Telefon-Terror

An jenem Tag, an dem Erfinder Philipp Rais 1861 Mitgliedern des Frankfurter Physikalischen Vereins seinen revolutionären Telefonapparat vorführte, zeigte bereits der erste Satz, wohin sich inhaltlich die Telekommunikaton künftig vergaloppieren würde: „Das Pferd frisst keinen Gurkensalat“, war Rais‘ Premiere-Durchsage. Milliarden ähnlich sinnlastiger Satzfetzen schwirren seitdem hin und her wie Frisbee-Scheiben. Typisch Mensch: Ein derart feinmechanisches Gerät wird mühsam erfunden, durchlebt eine über einhundertjährige komplizierte Evolution, und was tun die Leute damit? Quatschen! Seit es im Durchschnitts-Haushalt mehr Handys als Jute-Taschen gibt, ist das Schönste am Telefonieren das Auflegen. Jedenfalls für Männer. Die nämlich sind fürs Telefonieren ungeeignet, denn Männergespräche ähneln Bouillon-Würfeln: komprimiert, unverdünnt und so hochkonzentriert, dass man was dazu trinken muss, weil einem sonst übel werden könnte. Die Geschichte lehrt, dass Männer schon immer lieber schreiben oder sich einen Dackel halten. Beides ist eine Art Dialog.
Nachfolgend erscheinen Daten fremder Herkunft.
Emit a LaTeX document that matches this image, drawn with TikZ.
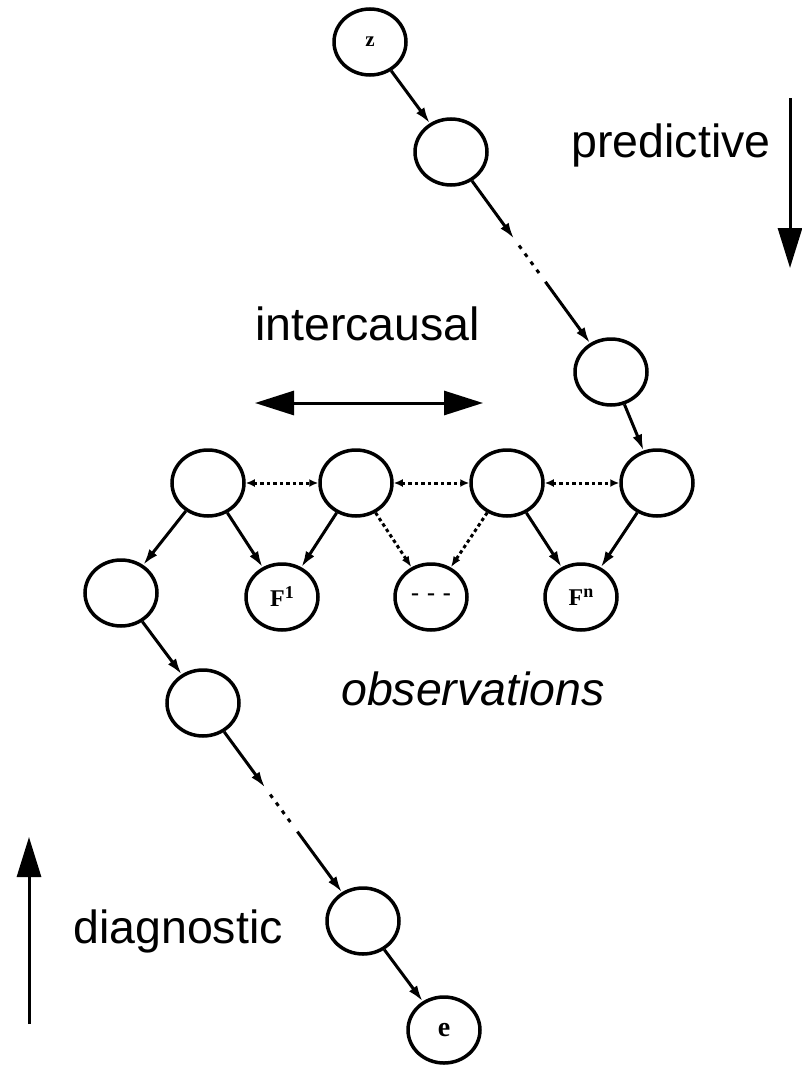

Nur kann das Gegenüber nicht widersprechen. Ein Telefonanruf dagegen ereilt Männer unvermittelt wie ein Kugelblitz. Man wird mit Sätzen konfrontiert, auf die man sich nicht vorbereiten kann („Wie geht’s?“), weswegen Männer bei Klingeltönen zusammenzucken und sich im Schrank verstecken. Zum Glück halten Natur, Kirche und Bürgerliches Recht eine Institution bereit, dem Kommunikationsterror zu begegnen: Wir vermuten, dass manche Männer nur deswegen eine Frau heiraten, damit daheim wer ans Telefon geht.